# AIM
The records should be repeated word for word, pictures excluded.

# TASK MATERIAL
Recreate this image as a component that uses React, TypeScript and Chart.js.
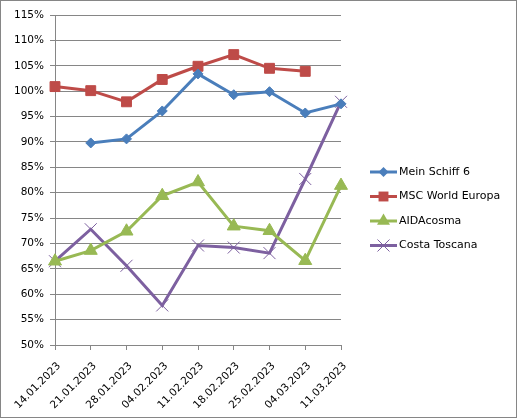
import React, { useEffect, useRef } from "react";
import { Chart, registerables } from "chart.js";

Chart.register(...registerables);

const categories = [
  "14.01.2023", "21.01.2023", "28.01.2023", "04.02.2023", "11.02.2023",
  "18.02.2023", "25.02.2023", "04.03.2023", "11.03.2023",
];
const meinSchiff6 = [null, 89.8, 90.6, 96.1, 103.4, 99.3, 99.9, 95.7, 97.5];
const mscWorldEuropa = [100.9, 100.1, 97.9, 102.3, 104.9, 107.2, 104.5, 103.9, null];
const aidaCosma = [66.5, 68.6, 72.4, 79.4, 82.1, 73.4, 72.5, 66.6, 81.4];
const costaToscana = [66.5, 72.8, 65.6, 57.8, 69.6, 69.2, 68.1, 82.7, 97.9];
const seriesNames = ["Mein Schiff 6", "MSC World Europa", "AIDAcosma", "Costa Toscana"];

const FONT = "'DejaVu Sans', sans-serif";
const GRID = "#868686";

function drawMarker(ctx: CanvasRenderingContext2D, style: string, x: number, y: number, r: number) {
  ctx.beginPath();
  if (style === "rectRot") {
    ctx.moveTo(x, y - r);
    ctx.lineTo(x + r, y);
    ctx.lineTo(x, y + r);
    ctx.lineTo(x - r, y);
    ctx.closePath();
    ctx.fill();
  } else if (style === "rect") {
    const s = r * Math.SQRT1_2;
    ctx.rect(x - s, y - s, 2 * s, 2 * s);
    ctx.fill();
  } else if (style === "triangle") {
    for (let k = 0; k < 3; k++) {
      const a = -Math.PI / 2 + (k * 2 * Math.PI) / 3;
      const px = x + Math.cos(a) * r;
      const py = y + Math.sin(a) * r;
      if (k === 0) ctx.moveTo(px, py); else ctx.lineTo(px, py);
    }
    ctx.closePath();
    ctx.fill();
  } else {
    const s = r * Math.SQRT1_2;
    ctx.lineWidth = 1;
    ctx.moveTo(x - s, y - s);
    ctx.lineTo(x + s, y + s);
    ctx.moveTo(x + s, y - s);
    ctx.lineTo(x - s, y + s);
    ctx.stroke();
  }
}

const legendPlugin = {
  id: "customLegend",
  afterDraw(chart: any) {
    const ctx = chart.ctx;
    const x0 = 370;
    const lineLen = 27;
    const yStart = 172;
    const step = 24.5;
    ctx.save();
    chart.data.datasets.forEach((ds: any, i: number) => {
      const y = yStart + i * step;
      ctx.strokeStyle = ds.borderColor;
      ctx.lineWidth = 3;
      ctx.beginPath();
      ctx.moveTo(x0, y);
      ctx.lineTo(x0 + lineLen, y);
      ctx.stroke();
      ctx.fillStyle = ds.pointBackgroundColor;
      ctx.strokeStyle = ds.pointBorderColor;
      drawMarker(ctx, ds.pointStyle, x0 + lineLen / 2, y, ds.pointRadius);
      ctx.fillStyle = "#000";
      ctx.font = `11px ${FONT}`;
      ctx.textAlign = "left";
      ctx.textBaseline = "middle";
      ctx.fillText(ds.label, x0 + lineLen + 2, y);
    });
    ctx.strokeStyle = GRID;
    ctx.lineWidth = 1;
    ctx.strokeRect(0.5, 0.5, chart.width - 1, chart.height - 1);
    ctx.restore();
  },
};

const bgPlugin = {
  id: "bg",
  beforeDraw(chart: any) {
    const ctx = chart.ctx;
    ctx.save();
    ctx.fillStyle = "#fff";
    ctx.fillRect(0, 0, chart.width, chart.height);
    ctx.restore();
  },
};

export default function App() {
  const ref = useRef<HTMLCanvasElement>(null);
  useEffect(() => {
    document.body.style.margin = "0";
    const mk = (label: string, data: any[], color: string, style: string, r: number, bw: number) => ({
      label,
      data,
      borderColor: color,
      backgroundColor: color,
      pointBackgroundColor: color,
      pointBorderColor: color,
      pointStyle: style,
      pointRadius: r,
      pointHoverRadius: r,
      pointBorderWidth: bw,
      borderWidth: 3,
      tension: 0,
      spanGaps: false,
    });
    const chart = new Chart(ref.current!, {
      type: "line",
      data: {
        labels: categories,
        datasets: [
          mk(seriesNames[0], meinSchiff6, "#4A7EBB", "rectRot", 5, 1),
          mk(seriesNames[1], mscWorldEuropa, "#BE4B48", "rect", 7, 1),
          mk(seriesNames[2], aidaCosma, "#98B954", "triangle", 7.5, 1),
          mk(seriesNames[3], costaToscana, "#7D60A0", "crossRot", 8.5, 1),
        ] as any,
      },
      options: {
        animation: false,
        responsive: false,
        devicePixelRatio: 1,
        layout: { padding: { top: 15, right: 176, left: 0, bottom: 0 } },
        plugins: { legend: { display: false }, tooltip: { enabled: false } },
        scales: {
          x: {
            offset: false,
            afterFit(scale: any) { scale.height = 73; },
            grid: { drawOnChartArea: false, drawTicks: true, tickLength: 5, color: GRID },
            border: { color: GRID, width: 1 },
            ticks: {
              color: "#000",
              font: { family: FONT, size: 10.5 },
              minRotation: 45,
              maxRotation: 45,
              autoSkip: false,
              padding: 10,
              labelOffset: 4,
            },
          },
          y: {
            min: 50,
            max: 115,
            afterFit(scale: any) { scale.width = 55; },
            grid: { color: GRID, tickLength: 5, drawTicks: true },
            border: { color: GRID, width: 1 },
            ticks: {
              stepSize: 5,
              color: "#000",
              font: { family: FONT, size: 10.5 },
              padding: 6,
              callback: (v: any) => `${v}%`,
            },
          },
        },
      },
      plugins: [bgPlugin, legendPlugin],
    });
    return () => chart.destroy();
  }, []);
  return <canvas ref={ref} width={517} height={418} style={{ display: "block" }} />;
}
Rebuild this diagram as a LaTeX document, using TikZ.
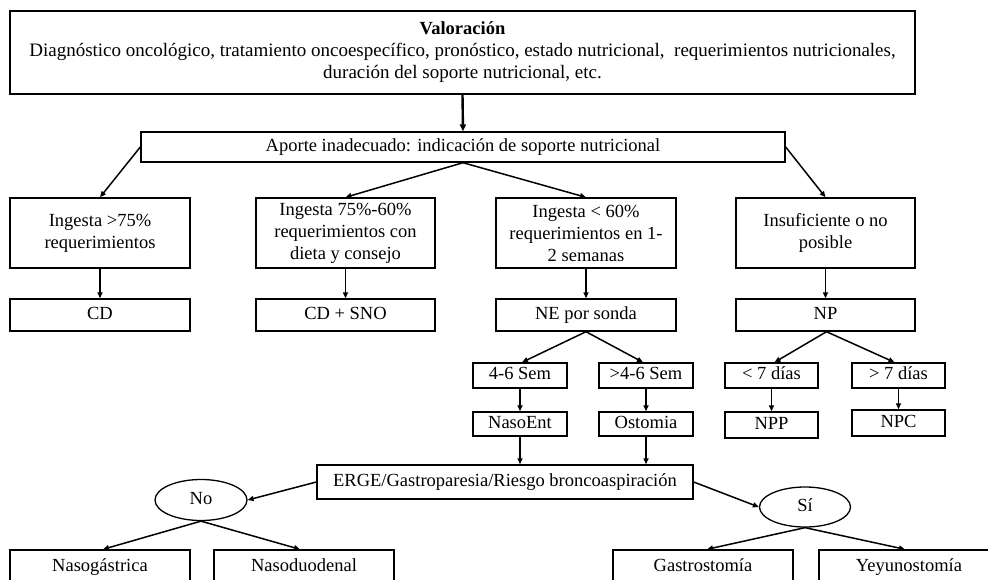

# IN RESPONSE
Recreate this image as a component that uses React, TypeScript and Chart.js.
import React, { useEffect, useRef } from "react";
import { Chart, registerables } from "chart.js";

Chart.register(...registerables);

const categories = [
  "14.01.2023", "21.01.2023", "28.01.2023", "04.02.2023", "11.02.2023",
  "18.02.2023", "25.02.2023", "04.03.2023", "11.03.2023",
];
const meinSchiff6 = [null, 89.8, 90.6, 96.1, 103.4, 99.3, 99.9, 95.7, 97.5];
const mscWorldEuropa = [100.9, 100.1, 97.9, 102.3, 104.9, 107.2, 104.5, 103.9, null];
const aidaCosma = [66.5, 68.6, 72.4, 79.4, 82.1, 73.4, 72.5, 66.6, 81.4];
const costaToscana = [66.5, 72.8, 65.6, 57.8, 69.6, 69.2, 68.1, 82.7, 97.9];
const seriesNames = ["Mein Schiff 6", "MSC World Europa", "AIDAcosma", "Costa Toscana"];

const FONT = "'DejaVu Sans', sans-serif";
const GRID = "#868686";

function drawMarker(ctx: CanvasRenderingContext2D, style: string, x: number, y: number, r: number) {
  ctx.beginPath();
  if (style === "rectRot") {
    ctx.moveTo(x, y - r);
    ctx.lineTo(x + r, y);
    ctx.lineTo(x, y + r);
    ctx.lineTo(x - r, y);
    ctx.closePath();
    ctx.fill();
  } else if (style === "rect") {
    const s = r * Math.SQRT1_2;
    ctx.rect(x - s, y - s, 2 * s, 2 * s);
    ctx.fill();
  } else if (style === "triangle") {
    for (let k = 0; k < 3; k++) {
      const a = -Math.PI / 2 + (k * 2 * Math.PI) / 3;
      const px = x + Math.cos(a) * r;
      const py = y + Math.sin(a) * r;
      if (k === 0) ctx.moveTo(px, py); else ctx.lineTo(px, py);
    }
    ctx.closePath();
    ctx.fill();
  } else {
    const s = r * Math.SQRT1_2;
    ctx.lineWidth = 1;
    ctx.moveTo(x - s, y - s);
    ctx.lineTo(x + s, y + s);
    ctx.moveTo(x + s, y - s);
    ctx.lineTo(x - s, y + s);
    ctx.stroke();
  }
}

const legendPlugin = {
  id: "customLegend",
  afterDraw(chart: any) {
    const ctx = chart.ctx;
    const x0 = 370;
    const lineLen = 27;
    const yStart = 172;
    const step = 24.5;
    ctx.save();
    chart.data.datasets.forEach((ds: any, i: number) => {
      const y = yStart + i * step;
      ctx.strokeStyle = ds.borderColor;
      ctx.lineWidth = 3;
      ctx.beginPath();
      ctx.moveTo(x0, y);
      ctx.lineTo(x0 + lineLen, y);
      ctx.stroke();
      ctx.fillStyle = ds.pointBackgroundColor;
      ctx.strokeStyle = ds.pointBorderColor;
      drawMarker(ctx, ds.pointStyle, x0 + lineLen / 2, y, ds.pointRadius);
      ctx.fillStyle = "#000";
      ctx.font = `11px ${FONT}`;
      ctx.textAlign = "left";
      ctx.textBaseline = "middle";
      ctx.fillText(ds.label, x0 + lineLen + 2, y);
    });
    ctx.strokeStyle = GRID;
    ctx.lineWidth = 1;
    ctx.strokeRect(0.5, 0.5, chart.width - 1, chart.height - 1);
    ctx.restore();
  },
};

const bgPlugin = {
  id: "bg",
  beforeDraw(chart: any) {
    const ctx = chart.ctx;
    ctx.save();
    ctx.fillStyle = "#fff";
    ctx.fillRect(0, 0, chart.width, chart.height);
    ctx.restore();
  },
};

export default function App() {
  const ref = useRef<HTMLCanvasElement>(null);
  useEffect(() => {
    document.body.style.margin = "0";
    const mk = (label: string, data: any[], color: string, style: string, r: number, bw: number) => ({
      label,
      data,
      borderColor: color,
      backgroundColor: color,
      pointBackgroundColor: color,
      pointBorderColor: color,
      pointStyle: style,
      pointRadius: r,
      pointHoverRadius: r,
      pointBorderWidth: bw,
      borderWidth: 3,
      tension: 0,
      spanGaps: false,
    });
    const chart = new Chart(ref.current!, {
      type: "line",
      data: {
        labels: categories,
        datasets: [
          mk(seriesNames[0], meinSchiff6, "#4A7EBB", "rectRot", 5, 1),
          mk(seriesNames[1], mscWorldEuropa, "#BE4B48", "rect", 7, 1),
          mk(seriesNames[2], aidaCosma, "#98B954", "triangle", 7.5, 1),
          mk(seriesNames[3], costaToscana, "#7D60A0", "crossRot", 8.5, 1),
        ] as any,
      },
      options: {
        animation: false,
        responsive: false,
        devicePixelRatio: 1,
        layout: { padding: { top: 15, right: 176, left: 0, bottom: 0 } },
        plugins: { legend: { display: false }, tooltip: { enabled: false } },
        scales: {
          x: {
            offset: false,
            afterFit(scale: any) { scale.height = 73; },
            grid: { drawOnChartArea: false, drawTicks: true, tickLength: 5, color: GRID },
            border: { color: GRID, width: 1 },
            ticks: {
              color: "#000",
              font: { family: FONT, size: 10.5 },
              minRotation: 45,
              maxRotation: 45,
              autoSkip: false,
              padding: 10,
              labelOffset: 4,
            },
          },
          y: {
            min: 50,
            max: 115,
            afterFit(scale: any) { scale.width = 55; },
            grid: { color: GRID, tickLength: 5, drawTicks: true },
            border: { color: GRID, width: 1 },
            ticks: {
              stepSize: 5,
              color: "#000",
              font: { family: FONT, size: 10.5 },
              padding: 6,
              callback: (v: any) => `${v}%`,
            },
          },
        },
      },
      plugins: [bgPlugin, legendPlugin],
    });
    return () => chart.destroy();
  }, []);
  return <canvas ref={ref} width={517} height={418} style={{ display: "block" }} />;
}
Rebuild this diagram as a LaTeX document, using TikZ.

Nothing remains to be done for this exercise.